Podia contar-te que a roupa no estendal já
secou, que sacudida pelo vento não segura as moléculas de água, as tretas de se
diluírem no ar seco, que hoje não chove, mas isso deixava-te na
mesma.
Ou então que lá fui ao centro comercial
comprar não um mas dois biquínis e que provavelmente não os vou usar, visto que
é preciso que haja verão, também aqui nada de novo, para quê incomodar-te.
E podia,
mas não o faço, cair na asneira de te dizer que desconfiava seriamente que
quando saía do quarto e fechava a porta, as minhas bonecas, a que eu fornecia
roupas, umas mal costuradas por mim, outras bem pela minha mãe, a quem atribuía
falas e risos e choros, e portanto uma história, desconfiava que se animavam em
vida própria, libertas das minhas imposições alinhadas ao estado de espírito de
poucas primaveras vividas e então saboreavam a liberdade em pleno. Mas não quero
correr o risco de te ver bocejar, abanar a cabeça. Tola eu já sei que sou,
deixa lá de negar isso. E vais ver que há mais: e depois dava meia volta e
tornava a abrir a porta muito depressa, mas elas, as bonecas, quietas no mesmo
sítio, a rirem-se de mim por dentro, conseguiam ser mais rápidas, eu não disse?
E se te
contar que fui visitar o rio numa destas manhãs porque as nuvens estavam
malucas e filtravam os raios de sol de uma forma que me magnetizou para ali?

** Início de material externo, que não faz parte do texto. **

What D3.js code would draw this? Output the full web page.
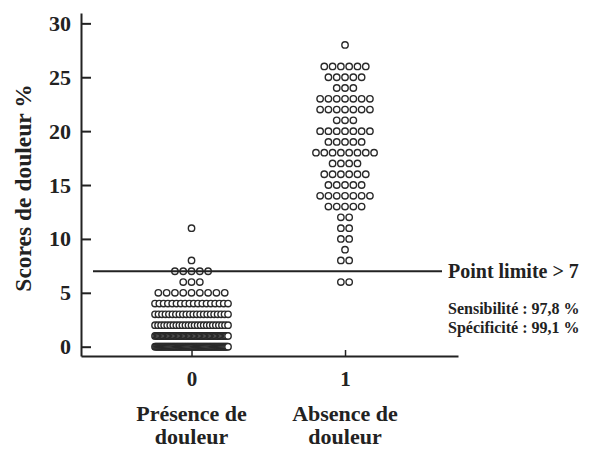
<!DOCTYPE html>
<html>
<head>
<meta charset="utf-8">
<script src="https://cdn.jsdelivr.net/npm/d3@7"></script>
<style>
  body { margin: 0; background: #fff; }
  svg { display: block; }
  text { font-family: "Liberation Serif", "Times New Roman", serif; font-weight: bold; fill: #222; }
</style>
</head>
<body>
<svg id="chart" width="595" height="452"></svg>
<script>
// ---- Data ----
const groups = [0, 1];
const groupLabels = [["Présence de", "douleur"], ["Absence de", "douleur"]];
// Group 0: score levels and number of subjects at each level
const scores0 = [0, 1, 2, 3, 4, 5, 6, 7, 8, 11];
const counts0 = [78, 60, 25, 22, 18, 9, 3, 5, 1, 1];
// Group 1
const scores1 = [6, 8, 9, 10, 11, 12, 13, 14, 15, 16, 17, 18, 19, 20, 21, 22, 23, 24, 25, 26, 28];
const counts1 = [2, 2, 1, 2, 2, 2, 5, 7, 5, 6, 4, 8, 5, 7, 3, 7, 7, 3, 5, 6, 1];
const yTicks = [0, 5, 10, 15, 20, 25, 30];
const cutoff = 7;
const cutoffLabel = "Point limite > 7";
const statsLines = ["Sensibilité : 97,8 %", "Spécificité : 99,1 %"];
const yTitle = "Scores de douleur %";

// ---- Scales ----
const svg = d3.select("#chart");
const y = d3.scaleLinear().domain([-0.863, 30.96]).range([356, 13]);
const x = d3.scaleLinear().domain([-0.72, 1.736]).range([81, 458]);

// ---- Axes ----
const yAxis = d3.axisLeft(y).tickValues(yTicks).tickSizeInner(-10).tickSizeOuter(0).tickPadding(10);
const gy = svg.append("g").attr("transform", "translate(81,0)").call(yAxis);
gy.select(".domain").attr("stroke", "#222").attr("stroke-width", 2);
gy.selectAll(".tick line").attr("stroke", "#222").attr("stroke-width", 2);
gy.selectAll(".tick text").attr("font-size", 22).attr("fill", "#222");

const xAxis = d3.axisBottom(x).tickValues(groups).tickSizeInner(-6).tickSizeOuter(0).tickPadding(15).tickFormat(d3.format("d"));
const gx = svg.append("g").attr("transform", "translate(0,356)").call(xAxis);
gx.select(".domain").attr("stroke", "#222").attr("stroke-width", 2);
gx.selectAll(".tick line").attr("stroke", "#222").attr("stroke-width", 1.5);
gx.selectAll(".tick text").attr("font-size", 21).attr("fill", "#222");

// ---- Points ----
function layout(g, scores, counts) {
  const pts = [];
  scores.forEach((s, k) => {
    const n = counts[k];
    const sp = n > 1 ? Math.min(8.3, 73 / (n - 1)) : 0;
    for (let i = 0; i < n; i++) pts.push({ g: g, v: s, off: (i - (n - 1) / 2) * sp });
  });
  return pts;
}
const points = layout(0, scores0, counts0).concat(layout(1, scores1, counts1));
svg.append("g").selectAll("circle").data(points).join("circle")
  .attr("cx", d => x(d.g) + d.off)
  .attr("cy", d => y(d.v))
  .attr("r", 3.2)
  .attr("fill", "#fff")
  .attr("stroke", "#2a2a2a")
  .attr("stroke-width", 1.4);

// ---- Cutoff line ----
svg.append("line")
  .attr("x1", 93).attr("x2", 442)
  .attr("y1", y(cutoff)).attr("y2", y(cutoff))
  .attr("stroke", "#222").attr("stroke-width", 2);
svg.append("text").attr("x", 448).attr("y", y(cutoff) + 7).attr("font-size", 20).text(cutoffLabel);
svg.append("text").attr("x", 448).attr("y", 314).attr("font-size", 16).text(statsLines[0]);
svg.append("text").attr("x", 448).attr("y", 333).attr("font-size", 16).text(statsLines[1]);

// ---- Category labels ----
groups.forEach((g, i) => {
  const t = svg.append("text").attr("text-anchor", "middle").attr("font-size", 22);
  groupLabels[i].forEach((line, j) => {
    t.append("tspan").attr("x", x(g)).attr("y", 421 + j * 23).text(line);
  });
});

// ---- Y title ----
svg.append("text")
  .attr("transform", "translate(31,188) rotate(-90)")
  .attr("text-anchor", "middle")
  .attr("font-size", 23.5)
  .text(yTitle);
</script>
</body>
</html>
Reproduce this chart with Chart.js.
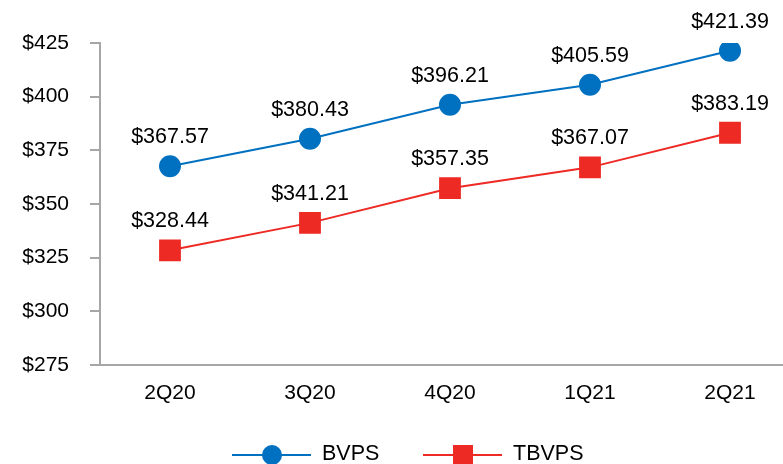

E
que acabei a tropeçar no cabo de um barco velho e a máquina fotográfica que eu tinha na mão disparou para
dentro de um ninho com ovos que encontrei numa gaiola onde vive um pássaro verde;
também não te vai encher de alegrias, pois não?
Nem isto
nem as luzinhas espalhadas pelo jardim na outra noite, a esvoaçar de vez em
quando, uma miragem de estrelas na terra que desde a infância não me visitava,
verdade? Pirilampos, isso é que elas eram, que afinal ainda existem pirilampos
e estas coisas encantam-me, que queres?